— Begin —

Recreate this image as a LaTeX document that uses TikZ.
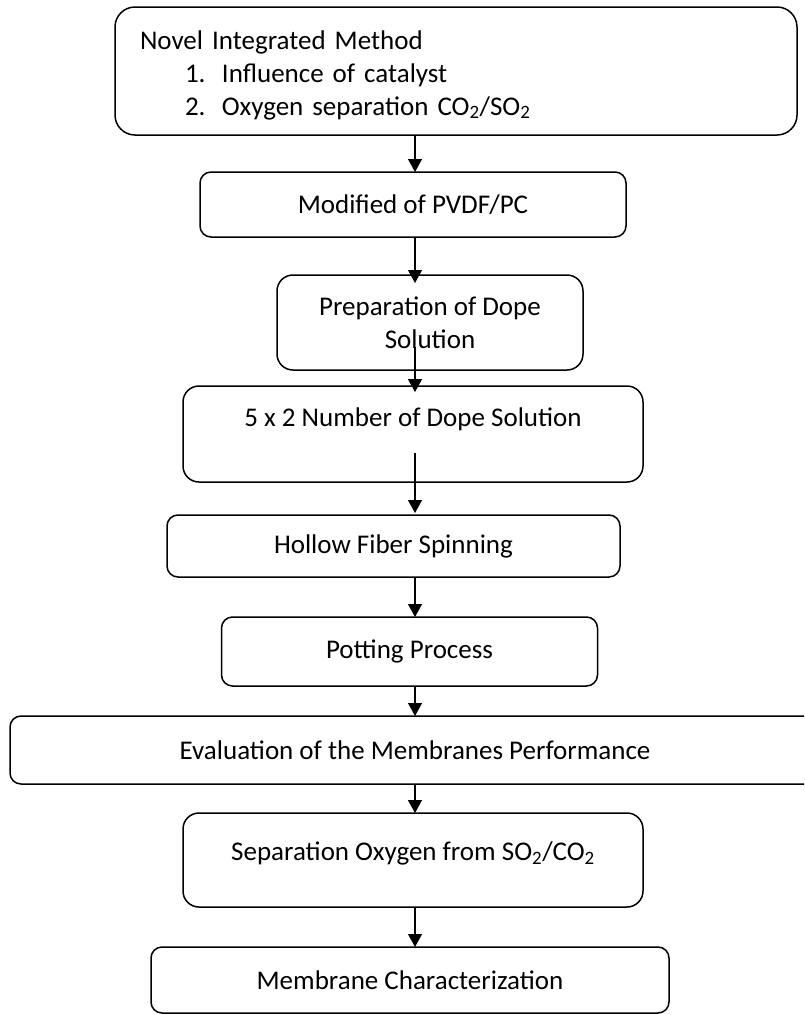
\documentclass[tikz,border=0pt]{standalone}
\usepackage{fontspec}
\setmainfont{Carlito}
\usepackage{tikz}
\usetikzlibrary{positioning,arrows.meta}
\tikzset{
stage/.style={draw, line width=1.5pt, rounded corners=11pt, inner sep=0pt, outer sep=0pt, align=center}, % one box of the chart
flow/.style={-{Triangle[width=14pt,length=13pt]}, line width=1.3pt}, % arrow from box to box
%every node/.style={font=\small},
}

\begin{document}
\begin{tikzpicture}[x=1pt,y=-1pt,font=\fontsize{27}{33}\selectfont]
   \useasboundingbox (0,0) rectangle (804,1015);
   \clip (0,0) rectangle (804,1015);
   \node[stage, rounded corners=20pt, minimum width=682pt, minimum height=128pt, text width=632pt, align=left] (s_1) at (456,71)
      {\rule{0pt}{27pt}Novel Integrated Method\\
       \hspace*{45pt}\makebox[37pt][l]{1.}Influence of catalyst\\
       \hspace*{45pt}\makebox[37pt][l]{2.}Oxygen separation CO\textsubscript{2}/SO\textsubscript{2}};
   \node[stage, minimum width=426pt, minimum height=65pt] (s_2) [below=37pt of s_1, xshift=-43pt] {Modified of PVDF/PC};
   \node[stage, rounded corners=16pt, minimum width=306pt, minimum height=95pt] (s_3) [below=38pt of s_2, xshift=17pt] {Preparation of Dope\\Solution};
   \node[stage, rounded corners=16pt, minimum width=460pt, minimum height=96pt, text height=20pt, text depth=35pt] (s_4) [below=16pt of s_3, xshift=-17pt] {5 x 2 Number of Dope Solution};
   \node[stage, minimum width=453pt, minimum height=62pt] (s_5) [below=33pt of s_4, xshift=-19.5pt] {Hollow Fiber Spinning};
   \node[stage, minimum width=376pt, minimum height=69pt] (s_6) [below=40pt of s_5, xshift=16pt] {Potting Process};
   \node[stage, minimum width=810pt, minimum height=68pt] (s_7) [below=30pt of s_6, xshift=5.5pt] {Evaluation of the Membranes Performance};
   \node[stage, rounded corners=16pt, minimum width=460pt, minimum height=94pt, text height=20pt, text depth=19pt] (s_8) [below=29pt of s_7, xshift=-2pt] {Separation Oxygen from SO\textsubscript{2}/CO\textsubscript{2}};
   \node[stage, minimum width=518pt, minimum height=66pt] (s_9) [below=40pt of s_8, xshift=-3pt] {Membrane Characterization};
   \coordinate (spine) at (415,0);
   \draw[flow] (s_1.south -| spine) -- (s_2.north -| spine);
   \draw[flow, shorten >=-8pt] (s_2.south -| spine) -- (s_3.north -| spine);
   \draw[flow, shorten <=-23pt, shorten >=-6pt] (s_3.south -| spine) -- (s_4.north -| spine);
   \draw[flow, shorten <=-29pt, shorten >=2pt] (s_4.south -| spine) -- (s_5.north -| spine);
   \draw[flow] (s_5.south -| spine) -- (s_6.north -| spine);
   \draw[flow] (s_6.south -| spine) -- (s_7.north -| spine);
   \draw[flow] (s_7.south -| spine) -- (s_8.north -| spine);
   \draw[flow] (s_8.south -| spine) -- (s_9.north -| spine);
\end{tikzpicture}
\end{document}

— End —

*Given instruction*.
Retype everything in the material word for word, minus pictures.

*Reply to the exercise*.
Recreate this image as a LaTeX document that uses TikZ.
\documentclass[tikz,border=0pt]{standalone}
\usepackage{fontspec}
\setmainfont{Carlito}
\usepackage{tikz}
\usetikzlibrary{positioning,arrows.meta}
\tikzset{
stage/.style={draw, line width=1.5pt, rounded corners=11pt, inner sep=0pt, outer sep=0pt, align=center}, % one box of the chart
flow/.style={-{Triangle[width=14pt,length=13pt]}, line width=1.3pt}, % arrow from box to box
%every node/.style={font=\small},
}

\begin{document}
\begin{tikzpicture}[x=1pt,y=-1pt,font=\fontsize{27}{33}\selectfont]
   \useasboundingbox (0,0) rectangle (804,1015);
   \clip (0,0) rectangle (804,1015);
   \node[stage, rounded corners=20pt, minimum width=682pt, minimum height=128pt, text width=632pt, align=left] (s_1) at (456,71)
      {\rule{0pt}{27pt}Novel Integrated Method\\
       \hspace*{45pt}\makebox[37pt][l]{1.}Influence of catalyst\\
       \hspace*{45pt}\makebox[37pt][l]{2.}Oxygen separation CO\textsubscript{2}/SO\textsubscript{2}};
   \node[stage, minimum width=426pt, minimum height=65pt] (s_2) [below=37pt of s_1, xshift=-43pt] {Modified of PVDF/PC};
   \node[stage, rounded corners=16pt, minimum width=306pt, minimum height=95pt] (s_3) [below=38pt of s_2, xshift=17pt] {Preparation of Dope\\Solution};
   \node[stage, rounded corners=16pt, minimum width=460pt, minimum height=96pt, text height=20pt, text depth=35pt] (s_4) [below=16pt of s_3, xshift=-17pt] {5 x 2 Number of Dope Solution};
   \node[stage, minimum width=453pt, minimum height=62pt] (s_5) [below=33pt of s_4, xshift=-19.5pt] {Hollow Fiber Spinning};
   \node[stage, minimum width=376pt, minimum height=69pt] (s_6) [below=40pt of s_5, xshift=16pt] {Potting Process};
   \node[stage, minimum width=810pt, minimum height=68pt] (s_7) [below=30pt of s_6, xshift=5.5pt] {Evaluation of the Membranes Performance};
   \node[stage, rounded corners=16pt, minimum width=460pt, minimum height=94pt, text height=20pt, text depth=19pt] (s_8) [below=29pt of s_7, xshift=-2pt] {Separation Oxygen from SO\textsubscript{2}/CO\textsubscript{2}};
   \node[stage, minimum width=518pt, minimum height=66pt] (s_9) [below=40pt of s_8, xshift=-3pt] {Membrane Characterization};
   \coordinate (spine) at (415,0);
   \draw[flow] (s_1.south -| spine) -- (s_2.north -| spine);
   \draw[flow, shorten >=-8pt] (s_2.south -| spine) -- (s_3.north -| spine);
   \draw[flow, shorten <=-23pt, shorten >=-6pt] (s_3.south -| spine) -- (s_4.north -| spine);
   \draw[flow, shorten <=-29pt, shorten >=2pt] (s_4.south -| spine) -- (s_5.north -| spine);
   \draw[flow] (s_5.south -| spine) -- (s_6.north -| spine);
   \draw[flow] (s_6.south -| spine) -- (s_7.north -| spine);
   \draw[flow] (s_7.south -| spine) -- (s_8.north -| spine);
   \draw[flow] (s_8.south -| spine) -- (s_9.north -| spine);
\end{tikzpicture}
\end{document}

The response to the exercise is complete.